Reproduce the complete listing without any deviation.

****************

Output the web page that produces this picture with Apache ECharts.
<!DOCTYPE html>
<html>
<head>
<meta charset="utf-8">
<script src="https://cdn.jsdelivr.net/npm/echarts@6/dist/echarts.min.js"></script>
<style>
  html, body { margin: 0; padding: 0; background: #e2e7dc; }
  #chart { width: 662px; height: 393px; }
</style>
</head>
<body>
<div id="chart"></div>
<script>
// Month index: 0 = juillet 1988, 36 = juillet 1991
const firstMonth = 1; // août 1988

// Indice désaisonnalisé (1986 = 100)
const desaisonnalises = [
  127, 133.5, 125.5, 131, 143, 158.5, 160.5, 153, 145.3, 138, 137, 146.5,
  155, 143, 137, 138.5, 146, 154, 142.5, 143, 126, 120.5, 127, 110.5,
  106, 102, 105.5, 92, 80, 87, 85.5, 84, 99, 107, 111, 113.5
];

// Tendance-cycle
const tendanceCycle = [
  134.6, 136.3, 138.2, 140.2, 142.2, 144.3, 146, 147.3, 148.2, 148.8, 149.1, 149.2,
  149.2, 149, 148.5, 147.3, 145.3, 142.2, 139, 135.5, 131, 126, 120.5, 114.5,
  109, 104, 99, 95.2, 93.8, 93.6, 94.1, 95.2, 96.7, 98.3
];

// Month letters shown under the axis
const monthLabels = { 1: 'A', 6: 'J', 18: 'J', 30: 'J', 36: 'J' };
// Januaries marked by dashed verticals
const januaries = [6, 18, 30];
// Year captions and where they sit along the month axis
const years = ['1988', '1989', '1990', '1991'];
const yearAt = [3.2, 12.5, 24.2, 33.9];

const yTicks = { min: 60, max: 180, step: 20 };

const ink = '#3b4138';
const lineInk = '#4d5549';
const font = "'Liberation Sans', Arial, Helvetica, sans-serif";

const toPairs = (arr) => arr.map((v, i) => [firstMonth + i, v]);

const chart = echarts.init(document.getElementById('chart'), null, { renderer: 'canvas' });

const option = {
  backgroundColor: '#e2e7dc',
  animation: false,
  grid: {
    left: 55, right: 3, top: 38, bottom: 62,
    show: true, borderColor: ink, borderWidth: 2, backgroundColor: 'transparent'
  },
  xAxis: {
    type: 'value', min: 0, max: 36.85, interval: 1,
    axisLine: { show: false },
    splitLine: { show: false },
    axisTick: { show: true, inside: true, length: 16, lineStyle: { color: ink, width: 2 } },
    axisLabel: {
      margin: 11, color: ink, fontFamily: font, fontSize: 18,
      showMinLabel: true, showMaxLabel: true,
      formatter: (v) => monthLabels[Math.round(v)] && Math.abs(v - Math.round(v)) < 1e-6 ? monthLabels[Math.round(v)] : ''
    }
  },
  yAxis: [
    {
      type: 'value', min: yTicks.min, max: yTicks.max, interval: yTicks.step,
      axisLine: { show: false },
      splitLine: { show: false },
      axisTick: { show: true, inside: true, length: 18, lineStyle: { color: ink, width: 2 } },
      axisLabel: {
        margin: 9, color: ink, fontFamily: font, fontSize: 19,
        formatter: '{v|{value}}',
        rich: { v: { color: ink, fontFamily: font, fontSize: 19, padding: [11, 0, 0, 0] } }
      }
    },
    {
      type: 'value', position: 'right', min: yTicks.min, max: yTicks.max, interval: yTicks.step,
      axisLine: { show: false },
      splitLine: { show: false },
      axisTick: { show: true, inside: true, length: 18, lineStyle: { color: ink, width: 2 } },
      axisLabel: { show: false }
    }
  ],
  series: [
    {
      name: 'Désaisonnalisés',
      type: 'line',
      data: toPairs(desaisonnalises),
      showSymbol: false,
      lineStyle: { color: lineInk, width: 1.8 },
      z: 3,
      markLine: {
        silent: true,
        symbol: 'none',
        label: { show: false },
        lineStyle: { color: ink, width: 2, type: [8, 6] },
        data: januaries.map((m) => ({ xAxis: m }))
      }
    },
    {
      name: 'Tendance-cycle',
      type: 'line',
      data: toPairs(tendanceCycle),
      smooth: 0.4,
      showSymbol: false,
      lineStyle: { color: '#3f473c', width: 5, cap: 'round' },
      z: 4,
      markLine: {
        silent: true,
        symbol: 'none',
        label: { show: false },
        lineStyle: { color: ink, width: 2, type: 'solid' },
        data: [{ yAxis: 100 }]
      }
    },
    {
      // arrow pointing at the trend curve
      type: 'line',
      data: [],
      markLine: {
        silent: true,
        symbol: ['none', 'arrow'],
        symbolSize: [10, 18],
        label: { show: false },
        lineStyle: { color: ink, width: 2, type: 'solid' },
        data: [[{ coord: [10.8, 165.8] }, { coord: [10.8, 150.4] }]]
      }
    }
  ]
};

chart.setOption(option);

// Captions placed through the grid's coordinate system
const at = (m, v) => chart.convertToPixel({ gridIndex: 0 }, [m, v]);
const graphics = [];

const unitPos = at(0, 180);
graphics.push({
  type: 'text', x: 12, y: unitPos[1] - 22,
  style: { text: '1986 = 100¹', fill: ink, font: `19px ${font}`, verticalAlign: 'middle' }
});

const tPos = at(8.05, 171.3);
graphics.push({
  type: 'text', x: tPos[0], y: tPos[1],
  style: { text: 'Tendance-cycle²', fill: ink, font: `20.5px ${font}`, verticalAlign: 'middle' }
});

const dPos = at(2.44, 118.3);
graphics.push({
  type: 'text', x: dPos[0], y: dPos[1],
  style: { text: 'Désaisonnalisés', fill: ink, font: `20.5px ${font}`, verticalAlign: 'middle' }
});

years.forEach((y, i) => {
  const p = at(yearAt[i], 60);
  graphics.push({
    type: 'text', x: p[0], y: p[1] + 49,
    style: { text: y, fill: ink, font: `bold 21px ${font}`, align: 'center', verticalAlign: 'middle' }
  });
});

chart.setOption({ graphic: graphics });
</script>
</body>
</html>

****************

◆ **Correct output**:
Output the web page that produces this picture with Apache ECharts.
<!DOCTYPE html>
<html>
<head>
<meta charset="utf-8">
<script src="https://cdn.jsdelivr.net/npm/echarts@6/dist/echarts.min.js"></script>
<style>
  html, body { margin: 0; padding: 0; background: #e2e7dc; }
  #chart { width: 662px; height: 393px; }
</style>
</head>
<body>
<div id="chart"></div>
<script>
// Month index: 0 = juillet 1988, 36 = juillet 1991
const firstMonth = 1; // août 1988

// Indice désaisonnalisé (1986 = 100)
const desaisonnalises = [
  127, 133.5, 125.5, 131, 143, 158.5, 160.5, 153, 145.3, 138, 137, 146.5,
  155, 143, 137, 138.5, 146, 154, 142.5, 143, 126, 120.5, 127, 110.5,
  106, 102, 105.5, 92, 80, 87, 85.5, 84, 99, 107, 111, 113.5
];

// Tendance-cycle
const tendanceCycle = [
  134.6, 136.3, 138.2, 140.2, 142.2, 144.3, 146, 147.3, 148.2, 148.8, 149.1, 149.2,
  149.2, 149, 148.5, 147.3, 145.3, 142.2, 139, 135.5, 131, 126, 120.5, 114.5,
  109, 104, 99, 95.2, 93.8, 93.6, 94.1, 95.2, 96.7, 98.3
];

// Month letters shown under the axis
const monthLabels = { 1: 'A', 6: 'J', 18: 'J', 30: 'J', 36: 'J' };
// Januaries marked by dashed verticals
const januaries = [6, 18, 30];
// Year captions and where they sit along the month axis
const years = ['1988', '1989', '1990', '1991'];
const yearAt = [3.2, 12.5, 24.2, 33.9];

const yTicks = { min: 60, max: 180, step: 20 };

const ink = '#3b4138';
const lineInk = '#4d5549';
const font = "'Liberation Sans', Arial, Helvetica, sans-serif";

const toPairs = (arr) => arr.map((v, i) => [firstMonth + i, v]);

const chart = echarts.init(document.getElementById('chart'), null, { renderer: 'canvas' });

const option = {
  backgroundColor: '#e2e7dc',
  animation: false,
  grid: {
    left: 55, right: 3, top: 38, bottom: 62,
    show: true, borderColor: ink, borderWidth: 2, backgroundColor: 'transparent'
  },
  xAxis: {
    type: 'value', min: 0, max: 36.85, interval: 1,
    axisLine: { show: false },
    splitLine: { show: false },
    axisTick: { show: true, inside: true, length: 16, lineStyle: { color: ink, width: 2 } },
    axisLabel: {
      margin: 11, color: ink, fontFamily: font, fontSize: 18,
      showMinLabel: true, showMaxLabel: true,
      formatter: (v) => monthLabels[Math.round(v)] && Math.abs(v - Math.round(v)) < 1e-6 ? monthLabels[Math.round(v)] : ''
    }
  },
  yAxis: [
    {
      type: 'value', min: yTicks.min, max: yTicks.max, interval: yTicks.step,
      axisLine: { show: false },
      splitLine: { show: false },
      axisTick: { show: true, inside: true, length: 18, lineStyle: { color: ink, width: 2 } },
      axisLabel: {
        margin: 9, color: ink, fontFamily: font, fontSize: 19,
        formatter: '{v|{value}}',
        rich: { v: { color: ink, fontFamily: font, fontSize: 19, padding: [11, 0, 0, 0] } }
      }
    },
    {
      type: 'value', position: 'right', min: yTicks.min, max: yTicks.max, interval: yTicks.step,
      axisLine: { show: false },
      splitLine: { show: false },
      axisTick: { show: true, inside: true, length: 18, lineStyle: { color: ink, width: 2 } },
      axisLabel: { show: false }
    }
  ],
  series: [
    {
      name: 'Désaisonnalisés',
      type: 'line',
      data: toPairs(desaisonnalises),
      showSymbol: false,
      lineStyle: { color: lineInk, width: 1.8 },
      z: 3,
      markLine: {
        silent: true,
        symbol: 'none',
        label: { show: false },
        lineStyle: { color: ink, width: 2, type: [8, 6] },
        data: januaries.map((m) => ({ xAxis: m }))
      }
    },
    {
      name: 'Tendance-cycle',
      type: 'line',
      data: toPairs(tendanceCycle),
      smooth: 0.4,
      showSymbol: false,
      lineStyle: { color: '#3f473c', width: 5, cap: 'round' },
      z: 4,
      markLine: {
        silent: true,
        symbol: 'none',
        label: { show: false },
        lineStyle: { color: ink, width: 2, type: 'solid' },
        data: [{ yAxis: 100 }]
      }
    },
    {
      // arrow pointing at the trend curve
      type: 'line',
      data: [],
      markLine: {
        silent: true,
        symbol: ['none', 'arrow'],
        symbolSize: [10, 18],
        label: { show: false },
        lineStyle: { color: ink, width: 2, type: 'solid' },
        data: [[{ coord: [10.8, 165.8] }, { coord: [10.8, 150.4] }]]
      }
    }
  ]
};

chart.setOption(option);

// Captions placed through the grid's coordinate system
const at = (m, v) => chart.convertToPixel({ gridIndex: 0 }, [m, v]);
const graphics = [];

const unitPos = at(0, 180);
graphics.push({
  type: 'text', x: 12, y: unitPos[1] - 22,
  style: { text: '1986 = 100¹', fill: ink, font: `19px ${font}`, verticalAlign: 'middle' }
});

const tPos = at(8.05, 171.3);
graphics.push({
  type: 'text', x: tPos[0], y: tPos[1],
  style: { text: 'Tendance-cycle²', fill: ink, font: `20.5px ${font}`, verticalAlign: 'middle' }
});

const dPos = at(2.44, 118.3);
graphics.push({
  type: 'text', x: dPos[0], y: dPos[1],
  style: { text: 'Désaisonnalisés', fill: ink, font: `20.5px ${font}`, verticalAlign: 'middle' }
});

years.forEach((y, i) => {
  const p = at(yearAt[i], 60);
  graphics.push({
    type: 'text', x: p[0], y: p[1] + 49,
    style: { text: y, fill: ink, font: `bold 21px ${font}`, align: 'center', verticalAlign: 'middle' }
  });
});

chart.setOption({ graphic: graphics });
</script>
</body>
</html>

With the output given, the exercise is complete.